I tried my best to blend into the background, as if staying quiet and invisible could blur the fact that I am an international student, born and raised in China.
It is even more difficult to claim a specific culprit for the hostility that culminated into the anti-Asian violence that has erupted across the United States. Brutal attacks could befall because one had an Asian face in subway station and “didn’t like the way he looked at him” in Chinatown.
Or as the recent tragedy showed, death can visit an innocent spa salon that did nothing wrong. A killer played the sympathy card and pleaded a helpless sex addiction, while the police chief stood with the killer over the victims based on what one can only hypothesize is his own racism.
But after extensive research, I distinguish one reason that significantly impacted the growing hostility and intensified U.S.-China relationship: the biased reporting from the media, something driven by profits rather than ideological difference.
The rhetoric of many news outlets in the U.S. prefers taking a condemning perspective when reporting China rather than the unbiased view they claim to have. For example, the New York Times took two polar opposite tones when referring to the Wuhan lockdown as an infringement to human rights versus Italy’s lockdown as a selfless sacrifice for the European economy.

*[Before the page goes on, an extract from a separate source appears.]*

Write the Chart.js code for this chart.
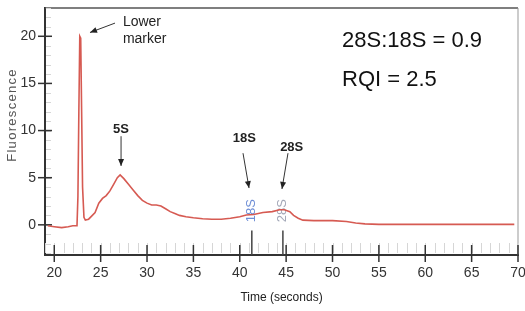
<!DOCTYPE html>
<html>
<head>
<meta charset="utf-8">
<script src="https://cdn.jsdelivr.net/npm/chart.js@4/dist/chart.umd.min.js"></script>
<style>
    html, body { margin: 0; padding: 0; background: #fff; }
    #wrap { width: 525px; height: 311px; }
</style>
</head>
<body>
<div id="wrap"><canvas id="trace" width="525" height="311"></canvas></div>
<script>
// Electropherogram trace (time in seconds vs fluorescence)
const timeSec = [
    19.3, 20.0, 20.8, 21.5, 22.0, 22.45, 22.55, 22.65, 22.75, 22.85, 22.95, 23.05, 23.2, 23.35,
    23.7, 24.0, 24.4, 24.8, 25.2, 25.6, 26.0, 26.4, 26.8, 27.1, 27.5, 28.0, 28.5, 29.0, 29.5,
    30.0, 30.5, 31.0, 31.5, 32.0, 32.5, 33.0, 33.5, 34.2, 35.0, 36.0, 37.0, 38.0, 39.0, 40.0,
    40.7, 41.5, 42.5, 43.5, 44.3, 44.8, 45.4, 45.8, 46.3, 46.8, 48.0, 50.0, 51.5, 52.5, 53.5,
    55.0, 57.0, 60.0, 63.0, 66.0, 69.6,
];
const fluorescence = [
    -0.1, -0.2, -0.3, -0.2, -0.1, -0.1, 3, 12, 20, 19.8, 12, 4, 0.8, 0.5,
    0.6, 0.9, 1.3, 2.3, 2.8, 3.1, 3.6, 4.3, 5.0, 5.3, 4.9, 4.3, 3.7, 3.1, 2.6,
    2.3, 2.1, 2.1, 2.0, 1.7, 1.4, 1.2, 1.0, 0.85, 0.75, 0.65, 0.6, 0.6, 0.7, 0.85,
    1.05, 1.1, 1.3, 1.4, 1.6, 1.6, 1.4, 1.0, 0.7, 0.5, 0.45, 0.45, 0.35, 0.2, 0.1,
    0.05, 0.05, 0.05, 0.05, 0.05, 0.05,
];

const xTickValues = [20, 25, 30, 35, 40, 45, 50, 55, 60, 65, 70];
const yTickValues = [0, 5, 10, 15, 20];

// callouts: text anchor and arrow (tail -> tip), in data units
const calloutTexts = [['Lower', 'marker'], ['5S'], ['18S'], ['28S']];
const calloutAnchors = [[27.4, 21.5], [27.2, 10.1], [40.5, 9.2], [45.6, 8.25]];
const calloutArrows = [
    [26.55, 21.4, 23.85, 20.4],
    [27.2, 9.4, 27.2, 6.25],
    [40.35, 7.6, 41.0, 3.9],
    [45.2, 7.6, 44.55, 3.8],
];

// peak-table marks drawn on the trace
const peakNames = ['18S', '28S'];
const peakTimes = [41.3, 44.65];

const ratioLines = ['28S:18S = 0.9', 'RQI = 2.5'];

const SANS = "'Liberation Sans', Arial, sans-serif";

function arrow(ctx, x1, y1, x2, y2) {
    const ang = Math.atan2(y2 - y1, x2 - x1);
    ctx.beginPath();
    ctx.moveTo(x1, y1);
    ctx.lineTo(x2, y2);
    ctx.stroke();
    ctx.beginPath();
    ctx.moveTo(x2, y2);
    ctx.lineTo(x2 - 7 * Math.cos(ang) + 3 * Math.sin(ang), y2 - 7 * Math.sin(ang) - 3 * Math.cos(ang));
    ctx.lineTo(x2 - 7 * Math.cos(ang) - 3 * Math.sin(ang), y2 - 7 * Math.sin(ang) + 3 * Math.cos(ang));
    ctx.closePath();
    ctx.fill();
}

const decorPlugin = {
    id: 'decor',
    beforeDatasetsDraw(chart) {
        const { ctx, chartArea: a, scales: { x, y } } = chart;
        ctx.save();

        // top / right frame
        ctx.strokeStyle = '#555';
        ctx.lineWidth = 1.5;
        ctx.beginPath();
        ctx.moveTo(a.left, a.top);
        ctx.lineTo(a.right, a.top);
        ctx.stroke();
        ctx.strokeStyle = '#999';
        ctx.lineWidth = 1;
        ctx.beginPath();
        ctx.moveTo(a.right, a.top);
        ctx.lineTo(a.right, a.bottom);
        ctx.stroke();

        // minor ticks
        ctx.strokeStyle = '#d6d6d6';
        ctx.lineWidth = 1;
        for (let v = Math.ceil(x.min); v <= x.max; v++) {
            const px = Math.round(x.getPixelForValue(v)) + 0.5;
            ctx.beginPath();
            ctx.moveTo(px, a.bottom - 12);
            ctx.lineTo(px, a.bottom - 2);
            ctx.stroke();
        }
        for (let v = Math.ceil(y.min); v <= y.max; v++) {
            const py = Math.round(y.getPixelForValue(v)) + 0.5;
            ctx.beginPath();
            ctx.moveTo(a.left + 1, py);
            ctx.lineTo(a.left + 6, py);
            ctx.stroke();
        }

        // major "+" ticks
        ctx.strokeStyle = '#333';
        ctx.lineWidth = 1.5;
        x.ticks.forEach((t) => {
            const px = x.getPixelForValue(t.value);
            ctx.beginPath();
            ctx.moveTo(px, a.bottom - 10);
            ctx.lineTo(px, a.bottom + 7);
            ctx.stroke();
        });
        y.ticks.forEach((t) => {
            const py = y.getPixelForValue(t.value);
            ctx.beginPath();
            ctx.moveTo(a.left - 7, py);
            ctx.lineTo(a.left + 7, py);
            ctx.stroke();
        });

        // peak marks
        const peakColors = ['#6f8fd6', '#a3a8b8'];
        peakNames.forEach((name, i) => {
            const px = x.getPixelForValue(peakTimes[i]);
            ctx.strokeStyle = '#444';
            ctx.lineWidth = 1.5;
            ctx.beginPath();
            ctx.moveTo(px, y.getPixelForValue(-0.6));
            ctx.lineTo(px, a.bottom);
            ctx.stroke();
            ctx.save();
            ctx.translate(px, y.getPixelForValue(1.5));
            ctx.rotate(-Math.PI / 2);
            ctx.fillStyle = peakColors[i];
            ctx.font = '13px ' + SANS;
            ctx.textAlign = 'center';
            ctx.textBaseline = 'middle';
            ctx.fillText(name, 0, 0);
            ctx.restore();
        });
        ctx.restore();
    },
    afterDatasetsDraw(chart) {
        const { ctx, scales: { x, y } } = chart;
        ctx.save();
        ctx.fillStyle = '#222';
        ctx.strokeStyle = '#333';
        ctx.lineWidth = 1;

        calloutTexts.forEach((lines, i) => {
            const [ax, ay] = calloutAnchors[i];
            const px = x.getPixelForValue(ax);
            const py = y.getPixelForValue(ay);
            ctx.textBaseline = 'middle';
            if (lines.length > 1) {
                ctx.font = '14px ' + SANS;
                ctx.textAlign = 'left';
                lines.forEach((l, j) => ctx.fillText(l, px, py + j * 16.5));
            } else {
                ctx.font = 'bold 13px ' + SANS;
                ctx.textAlign = 'center';
                ctx.fillText(lines[0], px, py);
            }
            const [x1, y1, x2, y2] = calloutArrows[i];
            arrow(ctx, x.getPixelForValue(x1), y.getPixelForValue(y1),
                x.getPixelForValue(x2), y.getPixelForValue(y2));
        });

        // ratio / RQI text
        ctx.font = '22px ' + SANS;
        ctx.textAlign = 'left';
        ctx.textBaseline = 'middle';
        ctx.fillStyle = '#111';
        ratioLines.forEach((l, i) => ctx.fillText(l, 342, 41 + i * 39));

        // y title
        ctx.save();
        ctx.translate(12, 115);
        ctx.rotate(-Math.PI / 2);
        ctx.font = '13px ' + SANS;
        ctx.letterSpacing = '1.3px';
        ctx.fillStyle = '#555';
        ctx.textAlign = 'center';
        ctx.textBaseline = 'middle';
        ctx.fillText('Fluorescence', 0, 0);
        ctx.restore();

        ctx.restore();
    },
};

const points = timeSec.map((t, i) => ({ x: t, y: fluorescence[i] }));

new Chart(document.getElementById('trace').getContext('2d'), {
    type: 'line',
    data: {
        datasets: [
            {
                data: points,
                borderColor: '#d65a52',
                borderWidth: 1.6,
                pointRadius: 0,
                tension: 0,
            },
        ],
    },
    options: {
        responsive: false,
        animation: false,
        devicePixelRatio: 1,
        layout: { padding: { top: 8, right: 7, left: 0, bottom: 0 } },
        plugins: {
            legend: { display: false },
            tooltip: { enabled: false },
        },
        scales: {
            x: {
                type: 'linear',
                min: 19,
                max: 70,
                afterBuildTicks: (scale) => {
                    scale.ticks = xTickValues.map((v) => ({ value: v }));
                },
                afterFit: (scale) => {
                    scale.height = 56;
                    scale.paddingLeft = 0;
                    scale.paddingRight = 0;
                },
                grid: { display: false, tickLength: 0 },
                border: { display: true, color: '#333', width: 2 },
                ticks: {
                    padding: 10,
                    color: '#333',
                    maxRotation: 0,
                    font: { family: SANS, size: 14 },
                },
                title: {
                    display: true,
                    text: 'Time (seconds)',
                    color: '#222',
                    padding: { top: 0, bottom: 6 },
                    font: { family: SANS, size: 12 },
                },
            },
            y: {
                min: -3.2,
                max: 23,
                afterBuildTicks: (scale) => {
                    scale.ticks = yTickValues.map((v) => ({ value: v }));
                },
                afterFit: (scale) => {
                    scale.width = 45;
                    scale.paddingTop = 0;
                    scale.paddingBottom = 0;
                },
                grid: { display: false, tickLength: 0 },
                border: { display: true, color: '#333', width: 2 },
                ticks: {
                    padding: 9,
                    color: '#333',
                    font: { family: SANS, size: 14 },
                },
            },
        },
    },
    plugins: [decorPlugin],
});
</script>
</body>
</html>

Besides explicitly biased reporting, Western media seem to endorse those who similarly like placing blame on China without substantial evidence. Fang Fang, the author of Wuhan Diary, has received international acclaim even though her book is full of “words of mouth” and stories she “heard from a friend,” many of which have been repudiated by health workers in Wuhan, including a nurse who Fang claimed to be dead. Nevertheless, Fang was heavily praised as a fighter against Chinese government in the mouths of Western media.
It’s not just the big, sensationalized stories that seemingly place China at the position of a villain, but also the more subtle reporting on eating meat, as if China is to blame for the diminishing rainforest. Food waste and carbon emissions are more sizable in developed countries like America.
This is a continuing pattern that I observed for several news media outlets: It is easier to stop at the surface of an issue, domestic or international, than to face up to the real challenges of society. The habit of “agenda setting” replaces delving into the heart of an exhausting problem with no short-term solution.
People may talk about the college scandal of actresses Lori Loughlin and Felicity Huffman, but few are truly ruminating about society’s morbid obsession with brand-name colleges, athletics and cheating to get what you want.
Rightfully believing that minority representation in popular media is the first step to true equality, people condemn the lack of Asian actors in Hollywood as well as the whitewashing culture that misrepresents Asian cultures, one out-of-place white protagonist at a time. But there are more hurtful, detrimental and violent consequences of such stereotypical Asian identities that are too deep and convoluted to be condensed into one news article. The decades of political tug-of-war, economical rivalry and ideological differences that culminated into the heated hour of the recent U.S.-China meeting in Alaska is an example of such consequences.
My eight years in the U.S. were spent in self-scrutiny, trying to blend in and assimilate. And I’m sure it is the same case with millions of Asian Americans, Asian descendants, foreign employees and international students and scholars residing in the United States. They strip themselves of the things that may alienate them; they tell their children and the children of their children to be the “good immigrant” and “be like them.”
But little do they know that even after trying to assimilate, there is still violence and animosity toward Asian populations in America, possibly stemming from decades of biased reporting and stereotypical portrayals of Asian culture (including Hollywood appropriation and the classical Fu Manchu villain).
Flags across the U.S. lowered to show condolence for the Asian lives hurt by racist crimes and discriminating actions. But that is not enough. To fully protect the Asian population, news media need to take responsibility in — directly or indirectly — stirring up the dormant anti-Asian sentiment.
Shizheng “JJ” Tie is a senior from Luoyang, China studying Environmental Engineering. She is a senior class senator in the Student Government Association.